▼

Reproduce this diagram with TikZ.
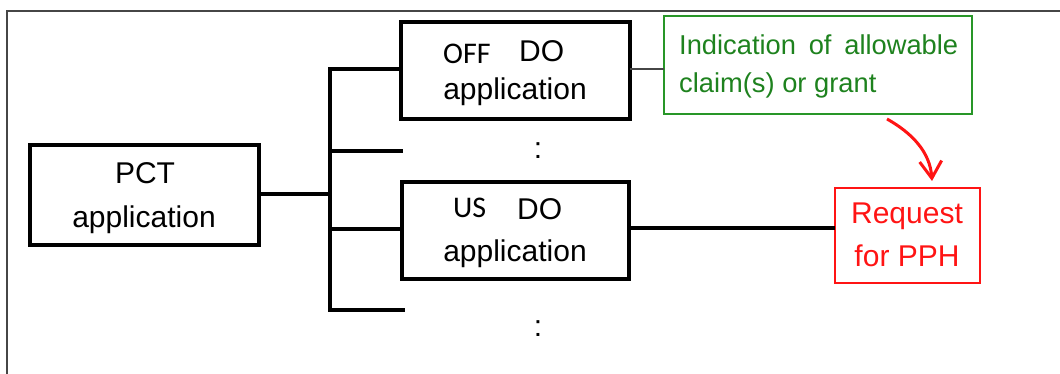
\documentclass[tikz,border=0pt]{standalone}
\usepackage{fontspec}
\setmainfont{Liberation Sans}
\newfontfamily\calfont{Carlito}
\usetikzlibrary{arrows.meta}
\definecolor{framegray}{RGB}{70,70,70}
\definecolor{boxgreen}{RGB}{40,150,40}
\definecolor{textgreen}{RGB}{30,130,30}
\definecolor{pphred}{RGB}{255,20,20}
\begin{document}
\begin{tikzpicture}[x=1pt,y=-1pt,
  blackbox/.style={draw=black, line width=3.5pt, inner sep=0pt, outer sep=0pt},
  greenbox/.style={draw=boxgreen, line width=1.5pt, inner sep=0pt, outer sep=0pt},
  redbox/.style={draw=pphred, line width=1.5pt, inner sep=0pt, outer sep=0pt},
  txt/.style={font=\fontsize{30}{36}\selectfont, inner sep=0pt, text=black},
  caltxt/.style={font=\calfont\fontsize{30}{34}\selectfont, inner sep=0pt, text=black},
  gtxt/.style={font=\fontsize{27.3}{33}\selectfont, inner sep=0pt, text=textgreen},
  rtxt/.style={font=\fontsize{30}{36}\selectfont, inner sep=0pt, text=pphred},
  conn/.style={draw=black, line width=3.2pt},
  thinconn/.style={draw=framegray, line width=2pt},
  redarrow/.style={draw=pphred, line width=3pt, -{Straight Barb[length=17pt,width=22pt,line width=3pt]}},
  framestyle/.style={draw=framegray, line width=2pt}
]
\useasboundingbox (0,0) rectangle (1060,374);
% frame
\coordinate (fr1) at (7,374);
\coordinate (fr2) at (7,11);
\coordinate (fr3) at (1060,11);
\draw[framestyle] (fr1) -- (fr2) -- (fr3);

% boxes
\node[blackbox, minimum width=229pt, minimum height=100pt] (pct) at (144.5,195) {};
\node[blackbox, minimum width=229pt, minimum height=97pt] (off) at (515.5,70.5) {};
\node[blackbox, minimum width=227pt, minimum height=97pt] (us) at (515.5,230.5) {};
\node[greenbox, minimum width=308pt, minimum height=98pt] (green) at (818,65) {};
\node[redbox, minimum width=145pt, minimum height=95pt] (red) at (907.5,235.5) {};

% texts
\node[txt, anchor=base] (pctA) at (145,184) {PCT};
\node[txt, anchor=base] (pctB) at (144,227) {application};
\node[caltxt, anchor=base west] (offA) at (443,64) {OFF};
\node[txt, anchor=base west] (offB) at (519,62) {DO};
\node[txt, anchor=base] (offC) at (515,100) {application};
\node[caltxt, anchor=base west] (usA) at (453,218) {US};
\node[txt, anchor=base west] (usB) at (517,220) {DO};
\node[txt, anchor=base] (usC) at (515,261) {application};
\node[gtxt, anchor=base west] (g1) at (679,55) {\makebox[279pt][s]{Indication of allowable}};
\node[gtxt, anchor=base west] (g2) at (679,93) {claim(s) or grant};
\node[rtxt, anchor=base] (r1) at (907,224) {Request};
\node[rtxt, anchor=base] (r2) at (907,266) {for PPH};
\node[txt, anchor=base] (dotsA) at (538,159) {:};
\node[txt, anchor=base] (dotsB) at (538,336) {:};

% tree connectors
\coordinate (trunkTop) at (330,69);
\coordinate (trunkBot) at (330,310);
\coordinate (freeA) at (403,151);
\coordinate (freeB) at (403,310);
\draw[conn] (pct.east |- 0,194) -- (330,194);
\draw[conn, line cap=rect] (off.west |- trunkTop) -- (trunkTop) -- (trunkBot) -- (freeB);
\draw[conn] (trunkTop |- freeA) -- (freeA);
\draw[conn] (330,229) -- (us.west |- 0,229);
\draw[thinconn] (off.east |- 0,69) -- (green.west |- 0,69);
\draw[conn] (us.east |- 0,228) -- (red.west |- 0,228);

% red arrow
\coordinate (arrS) at (887,119);
\coordinate (arrE) at (932,181);
\draw[redarrow] (arrS) .. controls (912,133) and (930,152) .. (arrE);
\end{tikzpicture}
\end{document}
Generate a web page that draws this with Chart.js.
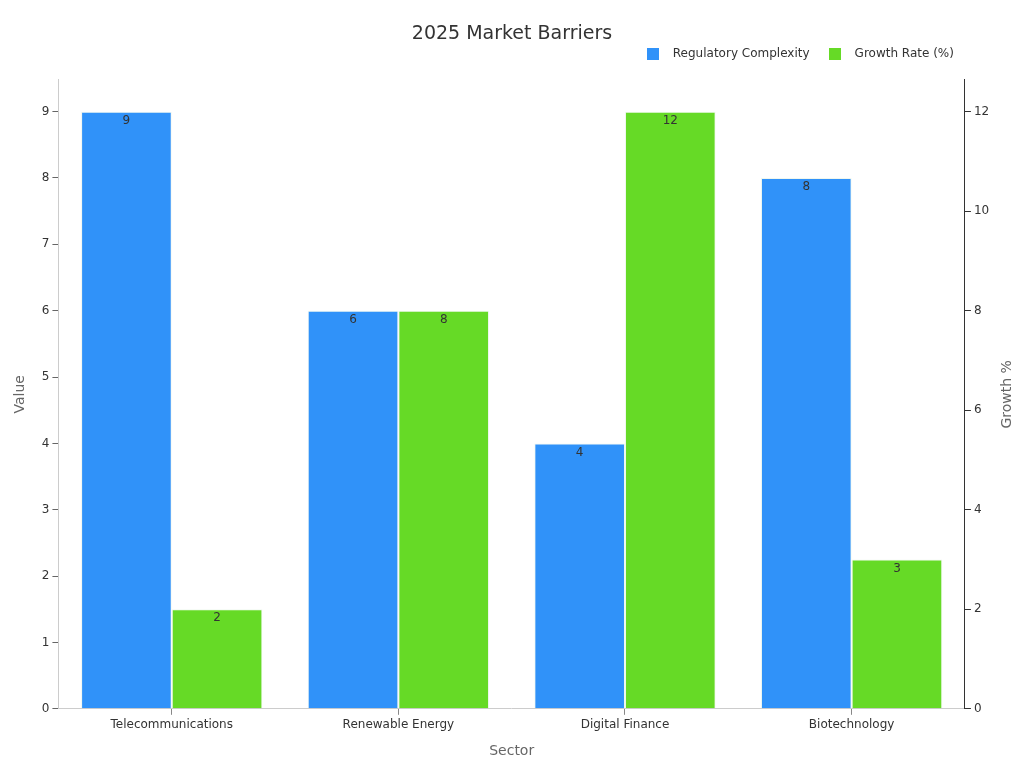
<!DOCTYPE html>
<html>
<head>
<meta charset="utf-8">
<script src="https://cdn.jsdelivr.net/npm/chart.js@4.4.1/dist/chart.umd.min.js"></script>
<style>
  html, body { margin: 0; padding: 0; background: #fff; }
  #wrap { width: 1024px; height: 768px; }
</style>
</head>
<body>
<div id="wrap"><canvas id="chart"></canvas></div>
<script>
// chart data
const sectors = ["Telecommunications", "Renewable Energy", "Digital Finance", "Biotechnology"];
const regulatory = [9, 6, 4, 8];
const growth = [2, 8, 12, 3];

const BLUE = "#3092f9";
const GREEN = "#66da26";

Chart.defaults.font.family = "'DejaVu Sans', sans-serif";
Chart.defaults.color = "#333";

// square legend swatch, drawn as a point style
function swatch(color) {
  const c = document.createElement("canvas");
  c.width = 12;
  c.height = 12;
  const g = c.getContext("2d");
  g.fillStyle = color;
  g.fillRect(0, 0, 12, 12);
  return c;
}

// value labels just under the top of each bar + right axis title
const extras = {
  id: "extras",
  afterDatasetsDraw(chart) {
    const ctx = chart.ctx;
    ctx.save();
    ctx.font = "12px 'DejaVu Sans', sans-serif";
    ctx.fillStyle = "#333";
    ctx.textAlign = "center";
    ctx.textBaseline = "middle";
    chart.data.datasets.forEach((ds, i) => {
      chart.getDatasetMeta(i).data.forEach((bar, j) => {
        ctx.fillText(ds.data[j], bar.x, bar.y + 9);
      });
    });
    ctx.restore();

    // right axis title, reading bottom to top like the left one
    const area = chart.chartArea;
    ctx.save();
    ctx.font = "14px 'DejaVu Sans', sans-serif";
    ctx.fillStyle = "#666";
    ctx.textAlign = "center";
    ctx.textBaseline = "middle";
    ctx.translate(chart.width - 16.4, (area.top + area.bottom) / 2);
    ctx.rotate(-Math.PI / 2);
    ctx.fillText("Growth %", 0, 0);
    ctx.restore();
  },
};

const onlyWhole = (scale) => {
  scale.ticks = scale.ticks.filter((t) => Number.isInteger(t.value));
};

const ctx = document.getElementById("chart").getContext("2d");
const chart = new Chart(ctx, {
  type: "bar",
  data: {
    labels: sectors,
    datasets: [
      {
        label: "Regulatory Complexity",
        data: regulatory,
        backgroundColor: BLUE,
        borderColor: "rgba(235,245,235,0.8)",
        borderWidth: 1,
        pointStyle: swatch(BLUE),
        yAxisID: "y",
      },
      {
        label: "Growth Rate (%)",
        data: growth,
        backgroundColor: GREEN,
        borderColor: "rgba(235,245,235,0.8)",
        borderWidth: 1,
        pointStyle: swatch(GREEN),
        yAxisID: "y1",
      },
    ],
  },
  options: {
    responsive: true,
    maintainAspectRatio: false,
    animation: false,
    layout: { padding: { left: 8, right: 8, top: 10, bottom: 4 } },
    datasets: { bar: { categoryPercentage: 0.8, barPercentage: 1.0 } },
    plugins: {
      title: {
        display: true,
        text: "2025 Market Barriers",
        font: { size: 19, weight: "normal" },
        color: "#333",
        padding: { top: 13, bottom: -9 },
      },
      // empty spacer between legend and plot
      subtitle: {
        display: true,
        text: "",
        weight: 500,
        font: { size: 10, lineHeight: 1 },
        padding: 0,
      },
      legend: {
        align: "end",
        fullSize: false,
        labels: {
          usePointStyle: true,
          pointStyleWidth: 28,
          boxHeight: 12,
          padding: 11,
          font: { size: 12 },
          color: "#333",
        },
      },
      tooltip: { enabled: false },
    },
    scales: {
      x: {
        grid: { display: true, drawOnChartArea: false, offset: false, tickLength: 6, color: "#888" },
        border: { color: "#ccc" },
        ticks: { font: { size: 12 }, color: "#333" },
        title: { display: true, text: "Sector", font: { size: 14 }, color: "#666", padding: { top: 8 } },
      },
      y: {
        position: "left",
        min: 0,
        max: 9.48,
        afterBuildTicks: onlyWhole,
        grid: { drawOnChartArea: false, tickLength: 6, color: "#666" },
        border: { color: "#ccc" },
        ticks: { stepSize: 1, font: { size: 12 }, color: "#333", padding: 3 },
        title: { display: true, text: "Value", font: { size: 14 }, color: "#666", padding: { bottom: 10 } },
      },
      y1: {
        position: "right",
        min: 0,
        max: 12.64,
        afterBuildTicks: onlyWhole,
        grid: { drawOnChartArea: false, tickLength: 6, color: "#333" },
        border: { color: "#333" },
        ticks: { stepSize: 2, font: { size: 12 }, color: "#333", padding: 3 },
        // space holder only; the visible title is drawn by the extras plugin
        title: { display: true, text: "Growth %", font: { size: 14 }, color: "rgba(0,0,0,0)", padding: { top: 0, bottom: 7 } },
      },
    },
  },
  plugins: [extras],
});
</script>
</body>
</html>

▲

_Task objective_
Restate the material word for word from its first line through the line containing "(fr2) -- (fr3);", both included; the pictures do not belong in it.

_Result below_
Reproduce this diagram with TikZ.
\documentclass[tikz,border=0pt]{standalone}
\usepackage{fontspec}
\setmainfont{Liberation Sans}
\newfontfamily\calfont{Carlito}
\usetikzlibrary{arrows.meta}
\definecolor{framegray}{RGB}{70,70,70}
\definecolor{boxgreen}{RGB}{40,150,40}
\definecolor{textgreen}{RGB}{30,130,30}
\definecolor{pphred}{RGB}{255,20,20}
\begin{document}
\begin{tikzpicture}[x=1pt,y=-1pt,
  blackbox/.style={draw=black, line width=3.5pt, inner sep=0pt, outer sep=0pt},
  greenbox/.style={draw=boxgreen, line width=1.5pt, inner sep=0pt, outer sep=0pt},
  redbox/.style={draw=pphred, line width=1.5pt, inner sep=0pt, outer sep=0pt},
  txt/.style={font=\fontsize{30}{36}\selectfont, inner sep=0pt, text=black},
  caltxt/.style={font=\calfont\fontsize{30}{34}\selectfont, inner sep=0pt, text=black},
  gtxt/.style={font=\fontsize{27.3}{33}\selectfont, inner sep=0pt, text=textgreen},
  rtxt/.style={font=\fontsize{30}{36}\selectfont, inner sep=0pt, text=pphred},
  conn/.style={draw=black, line width=3.2pt},
  thinconn/.style={draw=framegray, line width=2pt},
  redarrow/.style={draw=pphred, line width=3pt, -{Straight Barb[length=17pt,width=22pt,line width=3pt]}},
  framestyle/.style={draw=framegray, line width=2pt}
]
\useasboundingbox (0,0) rectangle (1060,374);
% frame
\coordinate (fr1) at (7,374);
\coordinate (fr2) at (7,11);
\coordinate (fr3) at (1060,11);
\draw[framestyle] (fr1) -- (fr2) -- (fr3);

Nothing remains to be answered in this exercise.